* Exercise details:
Without including any pictures, write out the listing below exactly.

* Data segment:
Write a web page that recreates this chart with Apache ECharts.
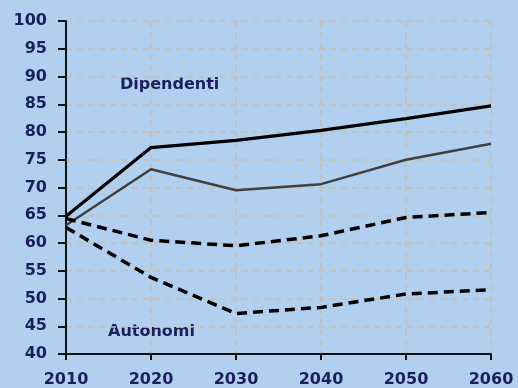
<!DOCTYPE html>
<html><head><meta charset="utf-8">
<script src="https://cdn.jsdelivr.net/npm/echarts@6/dist/echarts.min.js"></script>
<style>html,body{margin:0;padding:0;background:#b1cfee;}#c{width:518px;height:388px;}</style>
</head><body><div id="c"></div>
<script>
const years = ['2010','2020','2030','2040','2050','2060'];
const dipendentiA = [64.8, 77.2, 78.5, 80.3, 82.4, 84.7];
const dipendentiB = [63.2, 73.3, 69.5, 70.6, 75.0, 77.9];
const autonomiA = [64.4, 60.5, 59.5, 61.3, 64.6, 65.5];
const autonomiB = [62.8, 53.8, 47.3, 48.4, 50.8, 51.6];
const labelDip = 'Dipendenti';
const labelAut = 'Autonomi';

const chart = echarts.init(document.getElementById('c'));
const txt = '#1b1f5e';
const gridCol = '#cbbfae';
const fam = '"DejaVu Sans"';
chart.setOption({
  backgroundColor: '#b1cfee',
  animation: false,
  grid: {left: 66, right: 27, top: 21, bottom: 32},
  xAxis: {
    type: 'category', data: years, boundaryGap: false,
    axisLine: {lineStyle: {color: '#111', width: 2}},
    axisTick: {show: true, length: 6, lineStyle: {color: '#111', width: 2}},
    axisLabel: {color: txt, fontSize: 16, fontWeight: 'bold', fontFamily: 'DejaVu Sans', margin: 18},
    splitLine: {show: true, lineStyle: {color: gridCol, type: [6, 5], width: 1.5}}
  },
  yAxis: {
    type: 'value', min: 40, max: 100, interval: 5,
    axisLine: {show: true, lineStyle: {color: '#111', width: 2}},
    axisTick: {show: true, length: 8, lineStyle: {color: '#111', width: 2}},
    axisLabel: {color: txt, fontSize: 16, fontWeight: 'bold', fontFamily: 'DejaVu Sans', margin: 19},
    splitLine: {show: true, lineStyle: {color: gridCol, type: [6, 5], width: 1.5}}
  },
  series: [
    {type: 'line', data: dipendentiA, symbol: 'none', lineStyle: {color: '#000', width: 3.2}},
    {type: 'line', data: dipendentiB, symbol: 'none', lineStyle: {color: '#404040', width: 2.5}},
    {type: 'line', data: autonomiA, symbol: 'none', lineStyle: {color: '#000', width: 3.5, type: [10, 6]}},
    {type: 'line', data: autonomiB, symbol: 'none', lineStyle: {color: '#000', width: 3.5, type: [10, 6]}}
  ],
  graphic: [
    {type: 'text', left: 120, top: 77, style: {text: labelDip, fill: txt, font: 'bold 16px ' + fam}},
    {type: 'text', left: 108, top: 324, style: {text: labelAut, fill: txt, font: 'bold 16px ' + fam}}
  ]
});
</script></body></html>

* Reply to the task:
Write a web page that recreates this chart with Apache ECharts.
<!DOCTYPE html>
<html><head><meta charset="utf-8">
<script src="https://cdn.jsdelivr.net/npm/echarts@6/dist/echarts.min.js"></script>
<style>html,body{margin:0;padding:0;background:#b1cfee;}#c{width:518px;height:388px;}</style>
</head><body><div id="c"></div>
<script>
const years = ['2010','2020','2030','2040','2050','2060'];
const dipendentiA = [64.8, 77.2, 78.5, 80.3, 82.4, 84.7];
const dipendentiB = [63.2, 73.3, 69.5, 70.6, 75.0, 77.9];
const autonomiA = [64.4, 60.5, 59.5, 61.3, 64.6, 65.5];
const autonomiB = [62.8, 53.8, 47.3, 48.4, 50.8, 51.6];
const labelDip = 'Dipendenti';
const labelAut = 'Autonomi';

const chart = echarts.init(document.getElementById('c'));
const txt = '#1b1f5e';
const gridCol = '#cbbfae';
const fam = '"DejaVu Sans"';
chart.setOption({
  backgroundColor: '#b1cfee',
  animation: false,
  grid: {left: 66, right: 27, top: 21, bottom: 32},
  xAxis: {
    type: 'category', data: years, boundaryGap: false,
    axisLine: {lineStyle: {color: '#111', width: 2}},
    axisTick: {show: true, length: 6, lineStyle: {color: '#111', width: 2}},
    axisLabel: {color: txt, fontSize: 16, fontWeight: 'bold', fontFamily: 'DejaVu Sans', margin: 18},
    splitLine: {show: true, lineStyle: {color: gridCol, type: [6, 5], width: 1.5}}
  },
  yAxis: {
    type: 'value', min: 40, max: 100, interval: 5,
    axisLine: {show: true, lineStyle: {color: '#111', width: 2}},
    axisTick: {show: true, length: 8, lineStyle: {color: '#111', width: 2}},
    axisLabel: {color: txt, fontSize: 16, fontWeight: 'bold', fontFamily: 'DejaVu Sans', margin: 19},
    splitLine: {show: true, lineStyle: {color: gridCol, type: [6, 5], width: 1.5}}
  },
  series: [
    {type: 'line', data: dipendentiA, symbol: 'none', lineStyle: {color: '#000', width: 3.2}},
    {type: 'line', data: dipendentiB, symbol: 'none', lineStyle: {color: '#404040', width: 2.5}},
    {type: 'line', data: autonomiA, symbol: 'none', lineStyle: {color: '#000', width: 3.5, type: [10, 6]}},
    {type: 'line', data: autonomiB, symbol: 'none', lineStyle: {color: '#000', width: 3.5, type: [10, 6]}}
  ],
  graphic: [
    {type: 'text', left: 120, top: 77, style: {text: labelDip, fill: txt, font: 'bold 16px ' + fam}},
    {type: 'text', left: 108, top: 324, style: {text: labelAut, fill: txt, font: 'bold 16px ' + fam}}
  ]
});
</script></body></html>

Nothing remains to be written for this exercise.